The notion “customer onboarding” has come up a lot lately. This is a great momentum, since having a poor onboarding experience for your customers can pretty much kill your business growth.

The first in-app experience your customer has with your product sets the tone for your relationship, and if it’s confusing, overwhelming, or otherwise puts up barriers to achieving success (or at least recognising the value potential in your product), you’re in trouble.

Regardless of whether it’s a high-touch or low-touch scenario, 100% of the time, the problem is that the SaaS vendor either doesn’t know what the customer or prospect’s desired outcome is or forgot that solving for that is the most important thing.

The Definition of Onboarded Customer


Most people think in terms of “functional” or technical onboarding; getting their customers and users to go through the motions to get “up-and-running” with their product rather than equating onboarding with a value delivery milestone.

But even if they focused on value delivery, there’s still no universal definition of a fully-onboarded customer; it’s simply different for every company.

And for SaaS vendors – where customers can start small and (ideally) expand their use of the product over time – the notion of “onboarded” as a status is even harder to nail down than it was with traditional Enterprise software.

What “initial success” does my customer need to achieve when all parties understand that the breadth and depth of use will continue to evolve and expand over their lifetime as a customer?

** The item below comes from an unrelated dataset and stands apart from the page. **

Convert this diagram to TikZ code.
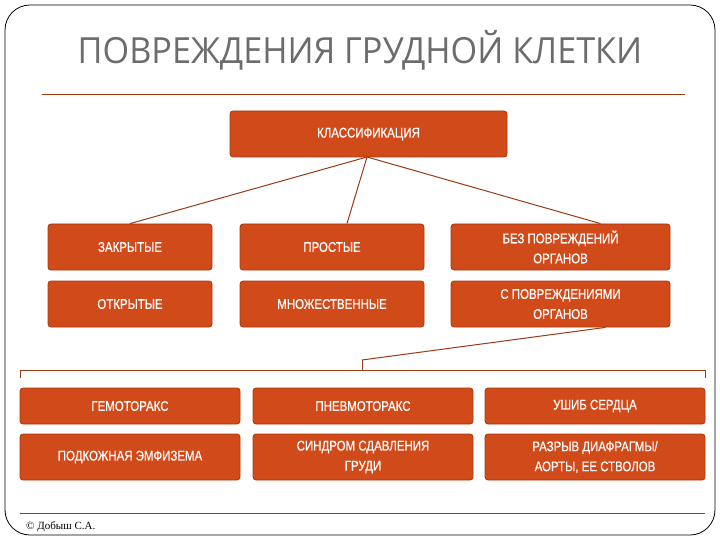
\documentclass[tikz,border=0pt]{standalone}
\usepackage{fontspec}
\setmainfont{Liberation Sans}
\newfontfamily\titlefont[FakeStretch=0.95]{Open Sans}
\newfontfamily\boxfont[FakeStretch=0.82,FakeBold=0.6]{Liberation Sans}
\newfontfamily\serifc{Liberation Serif}
\definecolor{boxc}{HTML}{D04A1A}
\definecolor{boxd}{HTML}{A8380F}
\definecolor{linec}{HTML}{9A3A12}
\begin{document}
\begin{tikzpicture}[x=1pt,y=-1pt,
  bx/.style={draw=boxd,fill=boxc,rounded corners=3pt,line width=0.8pt,text=white,
    font=\boxfont\fontsize{14}{20}\selectfont,align=center,inner sep=0pt},
  conn/.style={draw=linec,line width=1pt}]
\useasboundingbox (0,0) rectangle (720,540);
\draw[black,line width=0.8pt,rounded corners=25pt] (5,5) rectangle (715,535);
\node[font=\titlefont\fontsize{36}{38}\selectfont,text=gray!85!black] (title) at (360,50) {ПОВРЕЖДЕНИЯ ГРУДНОЙ КЛЕТКИ};
\draw[linec,line width=0.8pt] (42,94) -- (685,94);
\node[bx,minimum width=277pt,minimum height=46pt] (k) at (368.5,134) {КЛАССИФИКАЦИЯ};
\foreach \n/\x/\w/\t in {a1/130/164/ЗАКРЫТЫЕ, b1/332/184/ПРОСТЫЕ, c1/560.5/219/{БЕЗ ПОВРЕЖДЕНИЙ\\ОРГАНОВ}}
  \node[bx,minimum width=\w pt,minimum height=46pt] (\n) at (\x,247) {\t};
\foreach \n/\x/\w/\t in {a2/130/164/ОТКРЫТЫЕ, b2/332/184/МНОЖЕСТВЕННЫЕ, c2/560.5/219/{С ПОВРЕЖДЕНИЯМИ\\ОРГАНОВ}}
  \node[bx,minimum width=\w pt,minimum height=46pt] (\n) at (\x,304) {\t};
\coordinate (ks) at (367,157);
\draw[conn] (ks) -- (a1.north);
\draw[conn] (ks) -- ([xshift=15pt]b1.north);
\draw[conn] (ks) -- ([xshift=40pt]c1.north);
\coordinate (bt) at (362,360);
\draw[conn] ([xshift=45pt]c2.south) -- (bt);
\draw[conn] (20,378) -- (20,370) -- (705,370) -- (705,378);
\draw[conn] (bt) -- (362,370);
\foreach \n/\x/\t in {d1/130/ГЕМОТОРАКС, e1/363/ПНЕВМОТОРАКС, f1/595/УШИБ СЕРДЦА}
  \node[bx,minimum width=220pt,minimum height=36pt] (\n) at (\x,406) {\t};
\foreach \n/\x/\t in {d2/130/ПОДКОЖНАЯ ЭМФИЗЕМА, e2/363/{СИНДРОМ СДАВЛЕНИЯ\\ГРУДИ}, f2/595/{РАЗРЫВ ДИАФРАГМЫ/\\АОРТЫ, ЕЕ СТВОЛОВ}}
  \node[bx,minimum width=220pt,minimum height=46pt] (\n) at (\x,457) {\t};
\draw[linec,line width=0.8pt] (20,513) -- (705,513);
\node[anchor=west,font=\serifc\fontsize{11}{12}\selectfont,inner sep=0pt] (copy) at (26,527) {© Добыш С.А.};
\end{tikzpicture}
\end{document}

That’s a great question to keep top of mind as you go through this process.

That’s YOUR definition of success; don’t confuse that with THEIR definition of success.

Not Sure How they Define Success? Ask.


How do you figure that out? That was a great question to ask BEFORE you built your product. At least you’re asking it. The easiest way to figure out what success looks like for your customer – before you can break that down into milestones – is to ask them.

  • What is their Desired Outcome?
  • How do they measure success themselves?
  • How are they measured by their boss?
  • What are they trying to achieve with your product?

However, to be absolutely clear, you’re getting them to tell you the outcomes they desire, and maybe the milestones needed to get to that “success” with your product.

You’re not asking them what they need or want (features, functionality, or even workflows) since they’ll just tell you what they’ve done before or what they wish they could have done; if you build end up simply being iterations on existing ways of doing things. You can make big leaps forward by understanding not what they need to “do” but what they need/want to achieve and using your creativity/engineering prowess/entrepreneurial spirit to solve for that. This is where desired outcome thinking really shines.

Iterating on existing processes isn’t fun or really the lucrative in the long run.

Just Focus on the Next Success Milestone

The cool part of breaking down the onboarding process like this is that while you must keep the overall goal of success in mind, you only have to solve for the next success milestone with your lifecycle messaging, app design, etc.

Once they reach that milestone, onto the next one and so on. This makes creating those email or in-app lifecycle messages easier and results in them being much more effective. Keeping this “success milestone” way of thinking after they become a customer – or are otherwise past the customer onboarding process – will allow you to surface upsell/cross-sell offers, as well as advocacy requests, at the perfect time so you’re more likely to get a positive result.